■ **Exercise**:
Write the data out again exactly, with no pictures.

■ **Stored data**:
•••••
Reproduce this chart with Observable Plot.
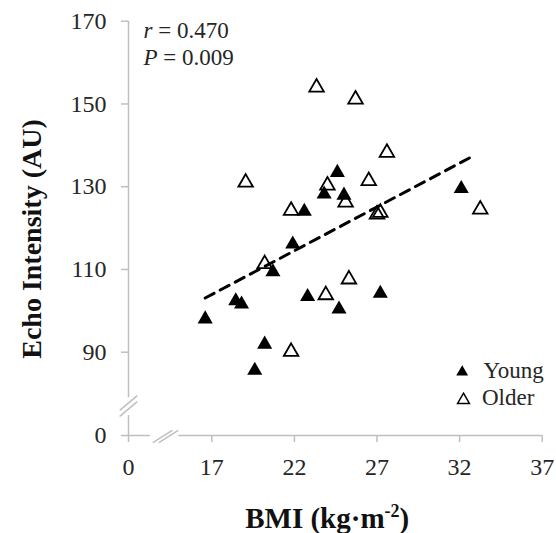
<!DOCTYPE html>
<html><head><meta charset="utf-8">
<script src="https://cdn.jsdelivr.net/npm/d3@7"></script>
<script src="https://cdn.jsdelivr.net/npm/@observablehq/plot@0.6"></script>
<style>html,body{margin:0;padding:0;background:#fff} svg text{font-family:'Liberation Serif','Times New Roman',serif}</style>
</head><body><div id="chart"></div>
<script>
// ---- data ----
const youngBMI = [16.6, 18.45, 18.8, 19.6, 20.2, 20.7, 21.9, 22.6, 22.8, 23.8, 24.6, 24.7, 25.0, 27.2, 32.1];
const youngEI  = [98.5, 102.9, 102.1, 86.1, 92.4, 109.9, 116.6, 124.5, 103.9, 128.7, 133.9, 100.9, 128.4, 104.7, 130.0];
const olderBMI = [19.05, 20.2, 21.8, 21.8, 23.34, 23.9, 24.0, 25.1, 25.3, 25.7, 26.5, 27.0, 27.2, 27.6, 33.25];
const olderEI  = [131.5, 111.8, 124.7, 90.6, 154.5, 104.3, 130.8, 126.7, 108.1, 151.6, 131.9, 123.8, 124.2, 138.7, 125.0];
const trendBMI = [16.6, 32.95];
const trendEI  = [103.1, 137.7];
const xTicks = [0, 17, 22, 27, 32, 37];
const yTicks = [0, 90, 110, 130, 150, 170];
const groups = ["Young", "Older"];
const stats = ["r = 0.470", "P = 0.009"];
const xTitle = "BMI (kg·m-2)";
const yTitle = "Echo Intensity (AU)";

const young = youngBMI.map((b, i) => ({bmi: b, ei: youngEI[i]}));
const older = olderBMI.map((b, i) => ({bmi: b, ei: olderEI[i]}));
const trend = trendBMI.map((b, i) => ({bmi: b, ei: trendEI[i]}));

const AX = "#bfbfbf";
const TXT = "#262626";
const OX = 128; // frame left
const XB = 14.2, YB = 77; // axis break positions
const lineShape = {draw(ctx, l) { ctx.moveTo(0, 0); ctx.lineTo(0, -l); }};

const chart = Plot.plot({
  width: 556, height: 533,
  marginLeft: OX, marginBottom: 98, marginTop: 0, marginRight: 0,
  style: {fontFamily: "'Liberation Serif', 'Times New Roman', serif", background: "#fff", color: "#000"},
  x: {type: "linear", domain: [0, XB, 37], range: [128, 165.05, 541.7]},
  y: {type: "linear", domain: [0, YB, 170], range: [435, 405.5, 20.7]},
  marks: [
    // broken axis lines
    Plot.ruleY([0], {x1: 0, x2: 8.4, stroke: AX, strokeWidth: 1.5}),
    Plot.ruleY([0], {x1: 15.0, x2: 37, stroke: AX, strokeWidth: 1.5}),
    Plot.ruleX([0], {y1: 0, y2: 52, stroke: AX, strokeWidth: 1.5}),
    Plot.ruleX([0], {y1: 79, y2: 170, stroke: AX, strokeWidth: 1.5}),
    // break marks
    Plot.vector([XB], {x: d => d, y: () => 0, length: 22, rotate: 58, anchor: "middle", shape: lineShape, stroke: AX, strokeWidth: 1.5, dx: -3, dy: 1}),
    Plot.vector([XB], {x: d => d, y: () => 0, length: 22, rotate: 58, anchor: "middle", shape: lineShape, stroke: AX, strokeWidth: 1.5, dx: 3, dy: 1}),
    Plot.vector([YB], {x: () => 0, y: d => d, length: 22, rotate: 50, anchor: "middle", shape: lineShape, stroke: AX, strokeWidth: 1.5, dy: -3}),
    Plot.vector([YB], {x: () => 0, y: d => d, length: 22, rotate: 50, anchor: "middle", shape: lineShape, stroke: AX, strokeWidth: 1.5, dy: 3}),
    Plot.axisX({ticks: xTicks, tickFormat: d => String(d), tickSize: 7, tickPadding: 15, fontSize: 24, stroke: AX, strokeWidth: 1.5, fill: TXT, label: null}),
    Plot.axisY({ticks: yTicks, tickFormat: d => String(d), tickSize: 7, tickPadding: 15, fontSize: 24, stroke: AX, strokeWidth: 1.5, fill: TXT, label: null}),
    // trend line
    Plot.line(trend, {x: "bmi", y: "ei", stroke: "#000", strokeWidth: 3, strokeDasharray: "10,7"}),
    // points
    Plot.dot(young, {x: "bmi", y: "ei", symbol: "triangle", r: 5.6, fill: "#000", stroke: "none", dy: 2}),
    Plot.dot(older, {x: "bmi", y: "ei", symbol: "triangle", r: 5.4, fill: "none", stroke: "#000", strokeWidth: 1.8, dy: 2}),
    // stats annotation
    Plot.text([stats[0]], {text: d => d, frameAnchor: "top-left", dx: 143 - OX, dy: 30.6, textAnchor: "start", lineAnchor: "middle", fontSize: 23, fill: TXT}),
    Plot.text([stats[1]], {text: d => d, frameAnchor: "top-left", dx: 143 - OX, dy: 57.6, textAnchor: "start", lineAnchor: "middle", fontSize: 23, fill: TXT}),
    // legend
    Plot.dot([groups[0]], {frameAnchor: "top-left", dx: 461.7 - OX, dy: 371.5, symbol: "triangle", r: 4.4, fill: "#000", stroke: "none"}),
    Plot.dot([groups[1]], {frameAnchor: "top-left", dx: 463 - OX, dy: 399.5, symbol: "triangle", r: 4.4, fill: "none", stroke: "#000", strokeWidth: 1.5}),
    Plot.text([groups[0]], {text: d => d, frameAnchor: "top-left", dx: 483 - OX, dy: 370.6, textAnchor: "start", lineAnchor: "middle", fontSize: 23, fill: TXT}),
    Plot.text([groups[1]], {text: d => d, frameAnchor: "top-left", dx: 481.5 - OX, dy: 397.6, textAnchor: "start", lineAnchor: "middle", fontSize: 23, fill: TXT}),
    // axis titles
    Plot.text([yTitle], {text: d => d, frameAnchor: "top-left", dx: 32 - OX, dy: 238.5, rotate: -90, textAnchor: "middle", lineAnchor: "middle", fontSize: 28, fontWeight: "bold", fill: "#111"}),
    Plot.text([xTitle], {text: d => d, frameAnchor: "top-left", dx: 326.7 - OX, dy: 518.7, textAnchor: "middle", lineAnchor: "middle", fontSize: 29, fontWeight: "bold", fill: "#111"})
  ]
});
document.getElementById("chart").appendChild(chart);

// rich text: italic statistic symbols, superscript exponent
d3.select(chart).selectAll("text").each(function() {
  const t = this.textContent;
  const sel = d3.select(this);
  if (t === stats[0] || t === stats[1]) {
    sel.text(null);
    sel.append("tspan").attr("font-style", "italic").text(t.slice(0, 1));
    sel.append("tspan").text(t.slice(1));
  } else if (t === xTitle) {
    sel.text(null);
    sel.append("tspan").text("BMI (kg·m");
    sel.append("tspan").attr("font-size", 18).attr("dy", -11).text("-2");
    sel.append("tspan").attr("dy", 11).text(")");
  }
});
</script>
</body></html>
•••••
■ **Task answer**:
Reproduce this chart with Observable Plot.
<!DOCTYPE html>
<html><head><meta charset="utf-8">
<script src="https://cdn.jsdelivr.net/npm/d3@7"></script>
<script src="https://cdn.jsdelivr.net/npm/@observablehq/plot@0.6"></script>
<style>html,body{margin:0;padding:0;background:#fff} svg text{font-family:'Liberation Serif','Times New Roman',serif}</style>
</head><body><div id="chart"></div>
<script>
// ---- data ----
const youngBMI = [16.6, 18.45, 18.8, 19.6, 20.2, 20.7, 21.9, 22.6, 22.8, 23.8, 24.6, 24.7, 25.0, 27.2, 32.1];
const youngEI  = [98.5, 102.9, 102.1, 86.1, 92.4, 109.9, 116.6, 124.5, 103.9, 128.7, 133.9, 100.9, 128.4, 104.7, 130.0];
const olderBMI = [19.05, 20.2, 21.8, 21.8, 23.34, 23.9, 24.0, 25.1, 25.3, 25.7, 26.5, 27.0, 27.2, 27.6, 33.25];
const olderEI  = [131.5, 111.8, 124.7, 90.6, 154.5, 104.3, 130.8, 126.7, 108.1, 151.6, 131.9, 123.8, 124.2, 138.7, 125.0];
const trendBMI = [16.6, 32.95];
const trendEI  = [103.1, 137.7];
const xTicks = [0, 17, 22, 27, 32, 37];
const yTicks = [0, 90, 110, 130, 150, 170];
const groups = ["Young", "Older"];
const stats = ["r = 0.470", "P = 0.009"];
const xTitle = "BMI (kg·m-2)";
const yTitle = "Echo Intensity (AU)";

const young = youngBMI.map((b, i) => ({bmi: b, ei: youngEI[i]}));
const older = olderBMI.map((b, i) => ({bmi: b, ei: olderEI[i]}));
const trend = trendBMI.map((b, i) => ({bmi: b, ei: trendEI[i]}));

const AX = "#bfbfbf";
const TXT = "#262626";
const OX = 128; // frame left
const XB = 14.2, YB = 77; // axis break positions
const lineShape = {draw(ctx, l) { ctx.moveTo(0, 0); ctx.lineTo(0, -l); }};

const chart = Plot.plot({
  width: 556, height: 533,
  marginLeft: OX, marginBottom: 98, marginTop: 0, marginRight: 0,
  style: {fontFamily: "'Liberation Serif', 'Times New Roman', serif", background: "#fff", color: "#000"},
  x: {type: "linear", domain: [0, XB, 37], range: [128, 165.05, 541.7]},
  y: {type: "linear", domain: [0, YB, 170], range: [435, 405.5, 20.7]},
  marks: [
    // broken axis lines
    Plot.ruleY([0], {x1: 0, x2: 8.4, stroke: AX, strokeWidth: 1.5}),
    Plot.ruleY([0], {x1: 15.0, x2: 37, stroke: AX, strokeWidth: 1.5}),
    Plot.ruleX([0], {y1: 0, y2: 52, stroke: AX, strokeWidth: 1.5}),
    Plot.ruleX([0], {y1: 79, y2: 170, stroke: AX, strokeWidth: 1.5}),
    // break marks
    Plot.vector([XB], {x: d => d, y: () => 0, length: 22, rotate: 58, anchor: "middle", shape: lineShape, stroke: AX, strokeWidth: 1.5, dx: -3, dy: 1}),
    Plot.vector([XB], {x: d => d, y: () => 0, length: 22, rotate: 58, anchor: "middle", shape: lineShape, stroke: AX, strokeWidth: 1.5, dx: 3, dy: 1}),
    Plot.vector([YB], {x: () => 0, y: d => d, length: 22, rotate: 50, anchor: "middle", shape: lineShape, stroke: AX, strokeWidth: 1.5, dy: -3}),
    Plot.vector([YB], {x: () => 0, y: d => d, length: 22, rotate: 50, anchor: "middle", shape: lineShape, stroke: AX, strokeWidth: 1.5, dy: 3}),
    Plot.axisX({ticks: xTicks, tickFormat: d => String(d), tickSize: 7, tickPadding: 15, fontSize: 24, stroke: AX, strokeWidth: 1.5, fill: TXT, label: null}),
    Plot.axisY({ticks: yTicks, tickFormat: d => String(d), tickSize: 7, tickPadding: 15, fontSize: 24, stroke: AX, strokeWidth: 1.5, fill: TXT, label: null}),
    // trend line
    Plot.line(trend, {x: "bmi", y: "ei", stroke: "#000", strokeWidth: 3, strokeDasharray: "10,7"}),
    // points
    Plot.dot(young, {x: "bmi", y: "ei", symbol: "triangle", r: 5.6, fill: "#000", stroke: "none", dy: 2}),
    Plot.dot(older, {x: "bmi", y: "ei", symbol: "triangle", r: 5.4, fill: "none", stroke: "#000", strokeWidth: 1.8, dy: 2}),
    // stats annotation
    Plot.text([stats[0]], {text: d => d, frameAnchor: "top-left", dx: 143 - OX, dy: 30.6, textAnchor: "start", lineAnchor: "middle", fontSize: 23, fill: TXT}),
    Plot.text([stats[1]], {text: d => d, frameAnchor: "top-left", dx: 143 - OX, dy: 57.6, textAnchor: "start", lineAnchor: "middle", fontSize: 23, fill: TXT}),
    // legend
    Plot.dot([groups[0]], {frameAnchor: "top-left", dx: 461.7 - OX, dy: 371.5, symbol: "triangle", r: 4.4, fill: "#000", stroke: "none"}),
    Plot.dot([groups[1]], {frameAnchor: "top-left", dx: 463 - OX, dy: 399.5, symbol: "triangle", r: 4.4, fill: "none", stroke: "#000", strokeWidth: 1.5}),
    Plot.text([groups[0]], {text: d => d, frameAnchor: "top-left", dx: 483 - OX, dy: 370.6, textAnchor: "start", lineAnchor: "middle", fontSize: 23, fill: TXT}),
    Plot.text([groups[1]], {text: d => d, frameAnchor: "top-left", dx: 481.5 - OX, dy: 397.6, textAnchor: "start", lineAnchor: "middle", fontSize: 23, fill: TXT}),
    // axis titles
    Plot.text([yTitle], {text: d => d, frameAnchor: "top-left", dx: 32 - OX, dy: 238.5, rotate: -90, textAnchor: "middle", lineAnchor: "middle", fontSize: 28, fontWeight: "bold", fill: "#111"}),
    Plot.text([xTitle], {text: d => d, frameAnchor: "top-left", dx: 326.7 - OX, dy: 518.7, textAnchor: "middle", lineAnchor: "middle", fontSize: 29, fontWeight: "bold", fill: "#111"})
  ]
});
document.getElementById("chart").appendChild(chart);

// rich text: italic statistic symbols, superscript exponent
d3.select(chart).selectAll("text").each(function() {
  const t = this.textContent;
  const sel = d3.select(this);
  if (t === stats[0] || t === stats[1]) {
    sel.text(null);
    sel.append("tspan").attr("font-style", "italic").text(t.slice(0, 1));
    sel.append("tspan").text(t.slice(1));
  } else if (t === xTitle) {
    sel.text(null);
    sel.append("tspan").text("BMI (kg·m");
    sel.append("tspan").attr("font-size", 18).attr("dy", -11).text("-2");
    sel.append("tspan").attr("dy", 11).text(")");
  }
});
</script>
</body></html>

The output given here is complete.